- _Task objective_
Would you repeat the listing exactly but omit every picture?

- _Data shown_
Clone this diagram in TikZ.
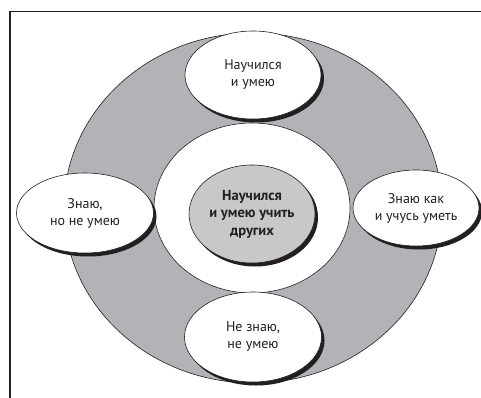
\documentclass[tikz,border=0pt]{standalone}
\usepackage{fontspec}
\setmainfont{PT Sans}
\usetikzlibrary{shapes.geometric, shadows}

\definecolor{ink}{HTML}{231F20}
\definecolor{ringgray}{HTML}{B3B3B7}
\definecolor{coregray}{HTML}{C8C8CB}

\begin{document}
\begin{tikzpicture}[x=1pt, y=-1pt,
  every ring/.style={ellipse, draw=ink, line width=0.6pt, inner sep=0pt},
  every stage/.style={ellipse, draw=ink, fill=white, line width=0.6pt, inner sep=0pt,
    align=center, text=ink, font=\fontsize{14}{17}\selectfont,
    general shadow={fill=ink, shadow xshift=3pt, shadow yshift=-3.5pt}}]

\useasboundingbox (0,0) rectangle (481,398);

% frame
\draw [ink, line width=1.3pt] (10,398) -- (10,11.5) -- (481,11.5);

% rings
\node [every ring/.try, fill=ringgray, minimum width=378, minimum height=350] (ring-outer) at (253,208) {};
\node [every ring/.try, fill=white, minimum width=196, minimum height=170] (ring-inner) at (252,208) {};

% core
\node [every stage/.try, fill=coregray, minimum width=126, minimum height=98,
  font=\fontsize{14.5}{17.5}\selectfont\bfseries,
  general shadow={fill=ink, shadow xshift=2.5pt, shadow yshift=-2.5pt}]
  (core) at (252,214) {Научился\\и умею учить\\других};

% stages
\foreach \m/\x/\y/\w/\h/\l in {
    top/253/75/136/88/{Научился\\и умею},
    left/85/213/137/80/{Знаю,\\но не умею},
    right/416/208/126/76/{Знаю как\\и учусь уметь},
    bottom/253/337/137/90/{Не знаю,\\не умею}}
  \node [every stage/.try, minimum width=\w, minimum height=\h] (stage-\m) at (\x,\y) {\l};

\end{tikzpicture}
\end{document}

- _Full answer_
Clone this diagram in TikZ.
\documentclass[tikz,border=0pt]{standalone}
\usepackage{fontspec}
\setmainfont{PT Sans}
\usetikzlibrary{shapes.geometric, shadows}

\definecolor{ink}{HTML}{231F20}
\definecolor{ringgray}{HTML}{B3B3B7}
\definecolor{coregray}{HTML}{C8C8CB}

\begin{document}
\begin{tikzpicture}[x=1pt, y=-1pt,
  every ring/.style={ellipse, draw=ink, line width=0.6pt, inner sep=0pt},
  every stage/.style={ellipse, draw=ink, fill=white, line width=0.6pt, inner sep=0pt,
    align=center, text=ink, font=\fontsize{14}{17}\selectfont,
    general shadow={fill=ink, shadow xshift=3pt, shadow yshift=-3.5pt}}]

\useasboundingbox (0,0) rectangle (481,398);

% frame
\draw [ink, line width=1.3pt] (10,398) -- (10,11.5) -- (481,11.5);

% rings
\node [every ring/.try, fill=ringgray, minimum width=378, minimum height=350] (ring-outer) at (253,208) {};
\node [every ring/.try, fill=white, minimum width=196, minimum height=170] (ring-inner) at (252,208) {};

% core
\node [every stage/.try, fill=coregray, minimum width=126, minimum height=98,
  font=\fontsize{14.5}{17.5}\selectfont\bfseries,
  general shadow={fill=ink, shadow xshift=2.5pt, shadow yshift=-2.5pt}]
  (core) at (252,214) {Научился\\и умею учить\\других};

% stages
\foreach \m/\x/\y/\w/\h/\l in {
    top/253/75/136/88/{Научился\\и умею},
    left/85/213/137/80/{Знаю,\\но не умею},
    right/416/208/126/76/{Знаю как\\и учусь уметь},
    bottom/253/337/137/90/{Не знаю,\\не умею}}
  \node [every stage/.try, minimum width=\w, minimum height=\h] (stage-\m) at (\x,\y) {\l};

\end{tikzpicture}
\end{document}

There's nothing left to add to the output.